Tuesday, 14 October 2008

Concrete and Glass (Festival 2008)

Concrete and Glass is billed as London's armed response to uber-festival SXSW in Texas. Spread out over two days (quite bizarrely a Thursday and a Friday) and many venues between Brick Lane and Shoreditch, it plays host to cream of the crop bands du jour and bands to be. While it is a bit too spread out to manage on a blustery cold September evening, the Friday proved to be one of the best nights out in ages. Despite the ridiculousness of moving TV on the Radio from a carpark to a roadblock, there was still plenty to see. But we'll get to TVOTR later, as they were my must-see band of the festival, and everyone else's it later transpired.
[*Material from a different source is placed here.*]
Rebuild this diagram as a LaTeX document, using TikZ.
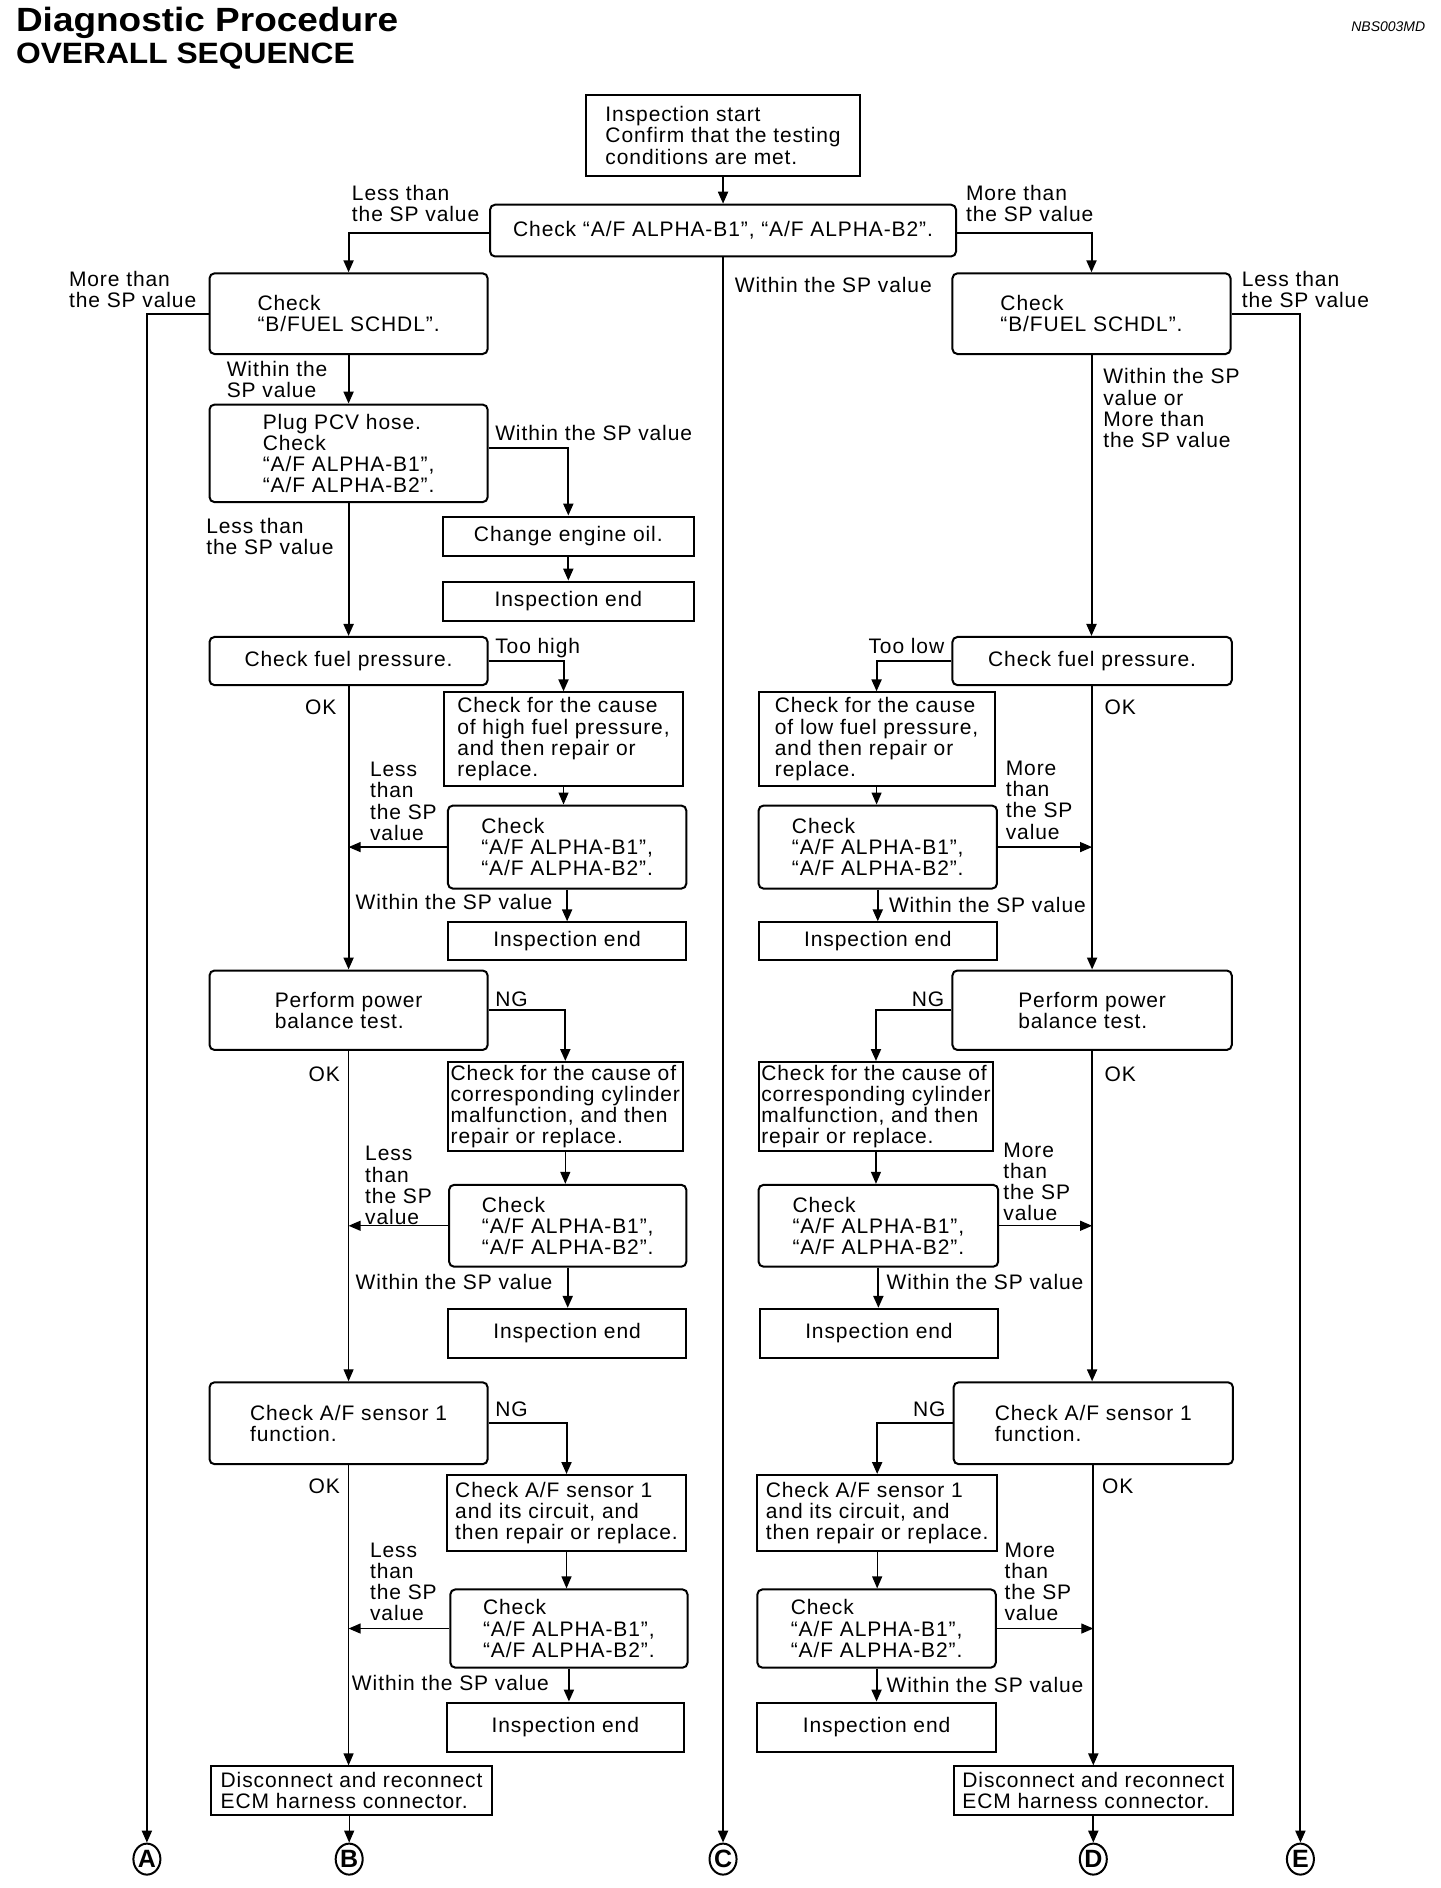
\documentclass[tikz,border=0pt]{standalone}
\usepackage{fontspec}
\setmainfont{Liberation Sans}[LetterSpace=4.3]
\newfontfamily\titlefont{Liberation Sans}[FakeStretch=1.1]
\newfontfamily\subfont{Liberation Sans}[FakeStretch=1.08]
\newfontfamily\codefont{Liberation Sans}
\usetikzlibrary{arrows.meta,shapes.geometric}
\newcommand\bodysize{\fontsize{10.5pt}{10.6pt}\selectfont}
\newcommand\bx[7]{\node[#2, minimum width={(#5-#3)*0.602pt}, minimum height={(#6-#4)*0.602pt}] (#1) at ({(#3+#5)/2},{(#4+#6)/2}) {#7};}
\newcommand\lb[4]{\node[lbl] (#1) at (#2,#3) {#4};}
\tikzset{
  rbox/.style={draw, line width=1pt, rounded corners=2.5pt, align=left, inner sep=1pt, font=\bodysize},
  sbox/.style={draw, line width=1pt, align=left, inner sep=1pt, font=\bodysize},
  lbl/.style={anchor=north west, inner sep=0pt, align=left, yshift=3.75pt, font=\bodysize},
  conn/.style={line width=1pt, -{Triangle[length=6pt,width=5pt]}},
  tconn/.style={line width=0.6pt, -{Triangle[length=6pt,width=5pt]}},
  circ/.style={draw, ellipse, line width=1pt, minimum width=13.5pt, minimum height=15.5pt, inner sep=0pt, font=\codefont\bfseries\fontsize{12.5pt}{12.5pt}\selectfont},
}
\begin{document}
\begin{tikzpicture}[x=0.602pt,y=-0.602pt]
\useasboundingbox (0,0) rectangle (1196,1568);
% titles
\node[anchor=base west, inner sep=0pt, font=\titlefont\bfseries\fontsize{16.8pt}{17pt}\selectfont] (title) at (13,26.3) {Diagnostic Procedure};
\node[anchor=base west, inner sep=0pt, font=\subfont\bfseries\fontsize{14.7pt}{15pt}\selectfont] (subtitle) at (13,53) {OVERALL SEQUENCE};
\node[anchor=base east, inner sep=0pt, font=\codefont\itshape\fontsize{7pt}{7pt}\selectfont] (code) at (1184,26) {NBS003MD};

% top
\bx{start}{sbox}{487}{79}{714}{146}{Inspection start\\Confirm that the testing\\conditions are met.}
\bx{chk}{rbox}{407}{170}{794}{213}{Check “A/F ALPHA-B1”, “A/F ALPHA-B2”.}
\bx{bfL}{rbox}{174}{227}{405}{294}{Check\\“B/FUEL SCHDL”.}
\bx{bfR}{rbox}{791}{227}{1022}{294}{Check\\“B/FUEL SCHDL”.}
\bx{pcv}{rbox}{174}{336}{405}{417}{Plug PCV hose.\\Check\\“A/F ALPHA-B1”,\\“A/F ALPHA-B2”.}
\bx{oil}{sbox}{368}{429}{576}{462}{Change engine oil.}
\bx{end0}{sbox}{368}{483}{576}{516}{Inspection end}

% left column
\bx{fpL}{rbox}{174}{529}{405}{569}{Check fuel pressure.}
\bx{hiC}{sbox}{369}{575}{567}{653}{Check for the cause\\of high fuel pressure,\\and then repair or\\replace.}
\bx{a1L}{rbox}{372}{669}{570}{738}{Check\\“A/F ALPHA-B1”,\\“A/F ALPHA-B2”.}
\bx{e1L}{sbox}{372}{766}{570}{797}{Inspection end}
\bx{ppL}{rbox}{174}{806}{405}{872}{Perform power\\balance test.}
\bx{cyL}{sbox}{372}{882}{567}{956}{Check for the cause of\\corresponding cylinder\\malfunction, and then\\repair or replace.}
\bx{a2L}{rbox}{373}{984}{570}{1052}{Check\\“A/F ALPHA-B1”,\\“A/F ALPHA-B2”.}
\bx{e2L}{sbox}{372}{1087}{570}{1128}{Inspection end}
\bx{snL}{rbox}{174}{1148}{405}{1216}{Check A/F sensor 1\\function.}
\bx{scL}{sbox}{371}{1225}{570}{1288}{Check A/F sensor 1\\and its circuit, and\\then repair or replace.}
\bx{a3L}{rbox}{374}{1320}{571}{1385}{Check\\“A/F ALPHA-B1”,\\“A/F ALPHA-B2”.}
\bx{e3L}{sbox}{371}{1414}{568}{1455}{Inspection end}
\bx{dcL}{sbox}{175}{1467}{409}{1507}{Disconnect and reconnect\\ECM harness connector.}

% right column
\bx{fpR}{rbox}{791}{529}{1023}{569}{Check fuel pressure.}
\bx{loC}{sbox}{630}{575}{826}{653}{Check for the cause\\of low fuel pressure,\\and then repair or\\replace.}
\bx{a1R}{rbox}{630}{669}{828}{738}{Check\\“A/F ALPHA-B1”,\\“A/F ALPHA-B2”.}
\bx{e1R}{sbox}{630}{766}{828}{797}{Inspection end}
\bx{ppR}{rbox}{791}{806}{1023}{872}{Perform power\\balance test.}
\bx{cyR}{sbox}{630}{882}{825}{956}{Check for the cause of\\corresponding cylinder\\malfunction, and then\\repair or replace.}
\bx{a2R}{rbox}{630}{984}{829}{1052}{Check\\“A/F ALPHA-B1”,\\“A/F ALPHA-B2”.}
\bx{e2R}{sbox}{631}{1087}{829}{1128}{Inspection end}
\bx{snR}{rbox}{792}{1148}{1024}{1216}{Check A/F sensor 1\\function.}
\bx{scR}{sbox}{629}{1225}{828}{1288}{Check A/F sensor 1\\and its circuit, and\\then repair or replace.}
\bx{a3R}{rbox}{629}{1320}{827}{1385}{Check\\“A/F ALPHA-B1”,\\“A/F ALPHA-B2”.}
\bx{e3R}{sbox}{629}{1414}{827}{1455}{Inspection end}
\bx{dcR}{sbox}{792}{1467}{1024}{1507}{Disconnect and reconnect\\ECM harness connector.}

% circled letters
\node[circ] (cA) at (122,1544) {A};
\node[circ] (cB) at (290,1544) {B};
\node[circ] (cC) at (600.5,1544) {C};
\node[circ] (cD) at (908,1544) {D};
\node[circ] (cE) at (1080,1544) {E};

% labels
\lb{l1}{292}{160}{Less than\\the SP value}
\lb{l2}{802}{160}{More than\\the SP value}
\lb{l3}{610}{236}{Within the SP value}
\lb{l4}{57}{231}{More than\\the SP value}
\lb{l5}{1031}{231}{Less than\\the SP value}
\lb{l6}{188}{306}{Within the\\SP value}
\lb{l7}{411}{359}{Within the SP value}
\lb{l8}{171}{436}{Less than\\the SP value}
\lb{l9}{916}{312}{Within the SP\\value or\\More than\\the SP value}
\lb{l10}{411}{536}{Too high}
\lb{l11}{721}{536}{Too low}
\lb{l12}{253}{587}{OK}
\lb{l13}{917}{587}{OK}
\lb{l14}{307}{639}{Less\\than\\the SP\\value}
\lb{l15}{835}{638}{More\\than\\the SP\\value}
\lb{l16}{295}{749}{Within the SP value}
\lb{l17}{738}{751}{Within the SP value}
\lb{l18}{411}{830}{NG}
\lb{l19}{757}{830}{NG}
\lb{l20}{256}{892}{OK}
\lb{l21}{917}{892}{OK}
\lb{l22}{303}{958}{Less\\than\\the SP\\value}
\lb{l23}{833}{955}{More\\than\\the SP\\value}
\lb{l24}{295}{1064}{Within the SP value}
\lb{l25}{736}{1064}{Within the SP value}
\lb{l26}{411}{1170}{NG}
\lb{l27}{758}{1170}{NG}
\lb{l28}{256}{1234}{OK}
\lb{l29}{915}{1234}{OK}
\lb{l30}{307}{1287}{Less\\than\\the SP\\value}
\lb{l31}{834}{1287}{More\\than\\the SP\\value}
\lb{l32}{292}{1397}{Within the SP value}
\lb{l33}{736}{1399}{Within the SP value}

% connectors: top
\draw[conn] (start.south) -- (chk.north);
\draw[conn] ([yshift=-1pt]chk.west) -| (bfL.north);
\draw[conn] ([yshift=-1pt]chk.east) -| (bfR.north);
\draw[conn] (chk.south) -- (cC.north);
\draw[conn] (bfL.west) -| (cA.north);
\draw[conn] (bfR.east) -| (cE.north);
\draw[conn] (bfL.south) -- (pcv.north);
\draw[conn] ([yshift=2.7pt]pcv.east) -| (oil.north);
\draw[conn] (oil.south) -- (end0.north);
\draw[conn] (pcv.south) -- (fpL.north);

% left column connectors
\draw[conn] (fpL.east) -| (hiC.north);
\draw[tconn] (hiC.south) -- (hiC.south |- a1L.north);
\draw[tconn] (a1L.west) -- (a1L.west -| fpL.south);
\draw[conn] (a1L.south) -- (a1L.south |- e1L.north);
\draw[conn] (fpL.south) -- (ppL.north);
\draw[conn] (ppL.east) -| (cyL.north);
\draw[tconn] (cyL.south) -- (cyL.south |- a2L.north);
\draw[tconn] (a2L.west) -- (a2L.west -| ppL.south);
\draw[conn] (a2L.south) -- (a2L.south |- e2L.north);
\draw[tconn] (ppL.south) -- (snL.north);
\draw[conn] (snL.east) -| (scL.north);
\draw[tconn] (scL.south) -- (scL.south |- a3L.north);
\draw[tconn] (a3L.west) -- (a3L.west -| snL.south);
\draw[conn] (a3L.south) -- (a3L.south |- e3L.north);
\draw[tconn] (snL.south) -- (snL.south |- dcL.north);
\draw[tconn] (dcL.south -| cB.north) -- (cB.north);

% right column connectors
\draw[conn] (bfR.south) -- (bfR.south |- fpR.north);
\draw[conn] (fpR.west) -| (loC.north);
\draw[tconn] (loC.south) -- (loC.south |- a1R.north);
\draw[tconn] (a1R.east) -- (a1R.east -| fpR.south);
\draw[conn] (a1R.south) -- (a1R.south |- e1R.north);
\draw[conn] (fpR.south) -- (ppR.north);
\draw[conn] (ppR.west) -| (cyR.north);
\draw[tconn] (cyR.south) -- (cyR.south |- a2R.north);
\draw[tconn] (a2R.east) -- (a2R.east -| ppR.south);
\draw[conn] (a2R.south) -- (a2R.south |- e2R.north);
\draw[conn] (ppR.south) -- (ppR.south |- snR.north);
\draw[conn] (snR.west) -| (scR.north);
\draw[tconn] (scR.south) -- (scR.south |- a3R.north);
\draw[tconn] (a3R.east) -- (a3R.east -| snR.south);
\draw[conn] (a3R.south) -- (a3R.south |- e3R.north);
\draw[conn] (snR.south) -- (snR.south |- dcR.north);
\draw[conn] (dcR.south) -- (dcR.south |- cD.north);
\end{tikzpicture}
\end{document}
We started off in the MacBeth watching the teenage stylings and moddish lo-fi grungings of young pups Let's Wrestle whose fun punky Pavement-esque songs were funny and anthemic, and made me also want to be in Husker Du. They were easy to listen to and full of personality. Despite some clanging sound issues they managed to rock us up and pump us full of energy for the night ahead. It was then time to quickly check out the bizarre and beautiful Lykke Li doing her best impression of Bjork turning up to a fancy dress party as Madonna and flirting with Goldfrapp. While her album, 'Youth Novels' is dogged by being too similarly tempoed, this was a rush of beauty and energy with a brilliant cover of Vampire Weekend's 'Cape Cod Kwassa Kwassa' seguing nicely into her own 'Dance Dance Dance'. We headed back to Shoreditch, to the Old Blue Last to see hotly-tipped Micachu but first on was acoustic minstrel Kid Harpoon who I had heard a lot about and was expecting big things from. Sadly, his slightly high-pitched voice and sudden veers into 6th form poetry ('red is the colour you bleed' type stuff) made for it being a bit teenage James Blunt. He met a heroes welcome and had all the moves and some tidy guitar playing, excellently bashing his unplugged guitar, but lyrically and vocally he wasn't beautiful, it's true. Next up, Micachu who blew us away to high buggery and back repeatedly for a concentrated thirty minutes. With her backing back, a gorgeous girl on electronics and percussion and a blonde drummer with the skills, she treated us to electronic experimental garage punk subverted classical music. With her assymetric curly mop-top and sideways snarl she destroyed the vocals sounded like a cockney Julian Casablancas, thrashing out her pint-sized acoustic guitar effected to sound like pure garage punk bliss. There was no hoover this time but with her backing band on full electronics, twisting and manipulating sounds into bliss-filled oblivion, she brought the off-kilter funk and energy to proceedings. She is truly brilliant.

We headed over to attempt to get into Cargo, where they had moved TV on the Radio, my favourite band at the moment. However, moving the biggest draw from an expansive carpark to a 500 capacity venue like Cargo was a silly business. There was already 500 people outside in the queue, meaning that inside was already at full capacity with an entire new compliment of punters waiting to get in. It was impossible. We gave up and headed elsewhere to explore this fine festival's excellent curation. We soon discovered that TV on the Radio were the last band on, a fine close to a fine festival. It's a shame we were left outside while they reigned inside, full of life itself.